_Request_. Set down the data below from its first line to the line holding "from matplotlib.ticker import", inclusive; omit all pictures.
»»
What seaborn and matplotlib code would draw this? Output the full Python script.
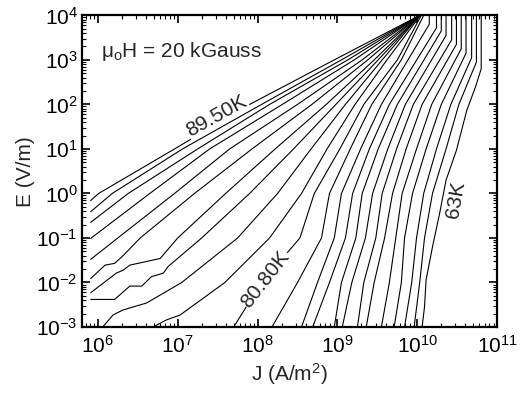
import numpy as np
import pandas as pd
import matplotlib
matplotlib.use("Agg")
import matplotlib.pyplot as plt
import seaborn as sns
from matplotlib.ticker import LogLocator, NullFormatter

# ---------------- data (log10 J in A/m^2, log10 E in V/m) ----------------
c01_logJ = [5.91, 6.01, 6.96, 7.90, 8.96, 10.03]
c01_logE = [-0.16, 0.0, 1.0, 2.0, 3.0, 4.0]
c02_logJ = [5.91, 6.18, 7.06, 8.05, 9.05, 10.03]
c02_logE = [-0.41, 0.0, 1.0, 2.0, 3.0, 4.0]
c03_logJ = [5.91, 6.38, 7.25, 8.15, 9.13, 10.03]
c03_logE = [-0.65, 0.0, 1.0, 2.0, 3.0, 4.0]
c04_logJ = [5.91, 6.65, 7.40, 8.31, 9.21, 10.03]
c04_logE = [-1.01, 0.0, 1.0, 2.0, 3.0, 4.0]
c05_logJ = [5.91, 6.25, 6.96, 7.65, 8.50, 9.31, 10.03]
c05_logE = [-1.48, -1.0, 0.0, 1.0, 2.0, 3.0, 4.0]
c06_logJ = [5.91, 6.09, 6.21, 6.32, 6.53, 7.21, 7.93, 8.68, 9.38, 10.03]
c06_logE = [-1.91, -1.61, -1.57, -1.39, -1.0, 0.0, 1.0, 2.0, 3.0, 4.0]
c07_logJ = [5.91, 6.23, 6.32, 6.40, 6.78, 7.00, 7.60, 8.22, 8.86, 9.46, 10.03]
c07_logE = [-2.23, -1.79, -1.72, -1.61, -1.46, -1.0, 0.0, 1.0, 2.0, 3.0, 4.0]
c08_logJ = [5.91, 6.21, 6.40, 6.55, 6.67, 6.82, 6.88, 7.30, 7.90, 8.45, 8.98, 9.51, 10.03]
c08_logE = [-2.38, -2.38, -2.08, -2.08, -1.87, -1.79, -1.64, -1.0, 0.0, 1.0, 2.0, 3.0, 4.0]
c09_logJ = [6.06, 6.19, 6.31, 6.61, 7.05, 7.75, 8.25, 8.67, 9.10, 9.56, 10.03]
c09_logE = [-3.0, -2.73, -2.62, -2.46, -2.0, -1.0, 0.0, 1.0, 2.0, 3.0, 4.0]
c10_logJ = [6.69, 6.86, 7.03, 7.59, 8.15, 8.55, 8.87, 9.22, 9.62, 10.04]
c10_logE = [-3.0, -2.84, -2.73, -2.0, -1.0, 0.0, 1.0, 2.0, 3.0, 4.0]
c11_logJ = [7.70, 8.05, 8.53, 8.71, 9.03, 9.33, 9.75, 10.05]
c11_logE = [-3.0, -2.0, -1.0, 0.0, 1.0, 2.0, 3.0, 4.0]
c12_logJ = [8.18, 8.50, 8.80, 8.90, 9.16, 9.43, 9.80, 10.08]
c12_logE = [-3.0, -2.0, -1.0, 0.0, 1.0, 2.0, 3.0, 4.0]
c13_logJ = [8.55, 8.75, 8.96, 9.05, 9.29, 9.55, 10.15, 10.15]
c13_logE = [-3.0, -2.0, -1.0, 0.0, 1.0, 2.0, 3.80, 4.0]
c14_logJ = [8.69, 8.90, 9.10, 9.19, 9.40, 9.65, 10.24, 10.24]
c14_logE = [-3.0, -2.0, -1.0, 0.0, 1.0, 2.0, 3.72, 4.0]
c15_logJ = [8.96, 9.05, 9.23, 9.31, 9.51, 9.75, 10.30, 10.30]
c15_logE = [-3.0, -2.0, -1.0, 0.0, 1.0, 2.0, 3.65, 4.0]
c16_logJ = [9.06, 9.18, 9.35, 9.44, 9.63, 9.85, 10.36, 10.36]
c16_logE = [-3.0, -2.0, -1.0, 0.0, 1.0, 2.0, 3.55, 4.0]
c17_logJ = [9.25, 9.33, 9.48, 9.56, 9.74, 9.95, 10.43, 10.43]
c17_logE = [-3.0, -2.0, -1.0, 0.0, 1.0, 2.0, 3.45, 4.0]
c18_logJ = [9.36, 9.46, 9.59, 9.69, 9.86, 10.06, 10.49, 10.49]
c18_logE = [-3.0, -2.0, -1.0, 0.0, 1.0, 2.0, 3.35, 4.0]
c19_logJ = [9.55, 9.65, 9.73, 9.81, 9.99, 10.18, 10.55, 10.55]
c19_logE = [-3.0, -2.0, -1.0, 0.0, 1.0, 2.0, 3.25, 4.0]
c20_logJ = [9.71, 9.80, 9.84, 9.94, 10.11, 10.30, 10.61, 10.61]
c20_logE = [-3.0, -2.0, -1.0, 0.0, 1.0, 2.0, 3.15, 4.0]
c21_logJ = [9.84, 9.93, 9.99, 10.08, 10.24, 10.42, 10.68, 10.68]
c21_logE = [-3.0, -2.0, -1.0, 0.0, 1.0, 2.0, 3.05, 4.0]
c22_logJ = [9.96, 10.03, 10.09, 10.19, 10.36, 10.52, 10.74, 10.74]
c22_logE = [-3.0, -2.0, -1.0, 0.0, 1.0, 2.0, 2.95, 4.0]
c23_logJ = [10.06, 10.09, 10.11, 10.19, 10.28, 10.36, 10.49, 10.62, 10.73, 10.80, 10.80]
c23_logE = [-3.0, -2.55, -1.94, -1.2, -0.44, 0.3, 0.97, 1.87, 2.4, 2.8, 4.0]

curves = [
    (c01_logJ, c01_logE), (c02_logJ, c02_logE), (c03_logJ, c03_logE),
    (c04_logJ, c04_logE), (c05_logJ, c05_logE), (c06_logJ, c06_logE),
    (c07_logJ, c07_logE), (c08_logJ, c08_logE), (c09_logJ, c09_logE),
    (c10_logJ, c10_logE), (c11_logJ, c11_logE), (c12_logJ, c12_logE),
    (c13_logJ, c13_logE), (c14_logJ, c14_logE), (c15_logJ, c15_logE),
    (c16_logJ, c16_logE), (c17_logJ, c17_logE), (c18_logJ, c18_logE),
    (c19_logJ, c19_logE), (c20_logJ, c20_logE), (c21_logJ, c21_logE),
    (c22_logJ, c22_logE), (c23_logJ, c23_logE),
]

labels_text = ["89.50K", "80.80K", "63K"]
labels_logJ = [7.49, 8.10, 10.48]
labels_logE = [1.74, -1.92, -0.15]
labels_rot = [29, 52, 80]

rows = []
for i, (lj, le) in enumerate(curves):
    for k, (a, b) in enumerate(zip(lj, le)):
        rows.append({"curve": i, "order": k, "J": 10 ** a, "E": 10 ** b})
df = pd.DataFrame(rows)

# ---------------- style ----------------
sns.set_style("ticks")
plt.rcParams["font.family"] = ["Liberation Sans", "DejaVu Sans"]
plt.rcParams["mathtext.fontset"] = "custom"
plt.rcParams["mathtext.rm"] = "Liberation Sans"
plt.rcParams["mathtext.it"] = "Liberation Sans:italic"
plt.rcParams["mathtext.default"] = "regular"

fig = plt.figure(figsize=(5.25, 3.94), dpi=100)
ax = fig.add_axes([0.156, 0.170, 0.791, 0.791])
ax.set_xscale("log")
ax.set_yscale("log")

sns.lineplot(data=df, x="J", y="E", units="curve", estimator=None, sort=False,
             color="black", linewidth=0.8, legend=False, ax=ax)

ax.set_xlim(10 ** 5.8, 1e11)
ax.set_ylim(1e-3, 1e4)

ax.xaxis.set_major_locator(LogLocator(base=10, numticks=20))
ax.yaxis.set_major_locator(LogLocator(base=10, numticks=20))
ax.xaxis.set_minor_locator(LogLocator(base=10, subs=np.arange(2, 10), numticks=20))
ax.yaxis.set_minor_locator(LogLocator(base=10, subs=np.arange(2, 10), numticks=20))
ax.xaxis.set_minor_formatter(NullFormatter())
ax.yaxis.set_minor_formatter(NullFormatter())

ax.tick_params(which="both", direction="in", top=True, right=True, colors="black",
               labelsize=15)
ax.tick_params(axis="x", which="major", pad=6)
ax.tick_params(axis="y", which="major", pad=3)
ax.tick_params(which="major", length=6, width=1.2)
ax.tick_params(which="minor", length=3, width=0.8)
for s in ax.spines.values():
    s.set_linewidth(1.6)
    s.set_color("black")

ax.set_xlabel("J (A/m$^2$)", fontsize=15, labelpad=3)
ax.set_ylabel("E (V/m)", fontsize=15, labelpad=1)

ax.text(0.045, 0.885, "μ$_\\mathrm{o}$H = 20 kGauss", transform=ax.transAxes,
        fontsize=15, ha="left", va="center")

for t, lj, le, r in zip(labels_text, labels_logJ, labels_logE, labels_rot):
    ax.text(10 ** lj, 10 ** le, t, rotation=r, rotation_mode="anchor",
            ha="center", va="center", fontsize=15,
            bbox=dict(facecolor="white", edgecolor="none", pad=0.5))

fig.savefig("out.png", dpi=100)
««
_Response for this exercise_.
What seaborn and matplotlib code would draw this? Output the full Python script.
import numpy as np
import pandas as pd
import matplotlib
matplotlib.use("Agg")
import matplotlib.pyplot as plt
import seaborn as sns
from matplotlib.ticker import LogLocator, NullFormatter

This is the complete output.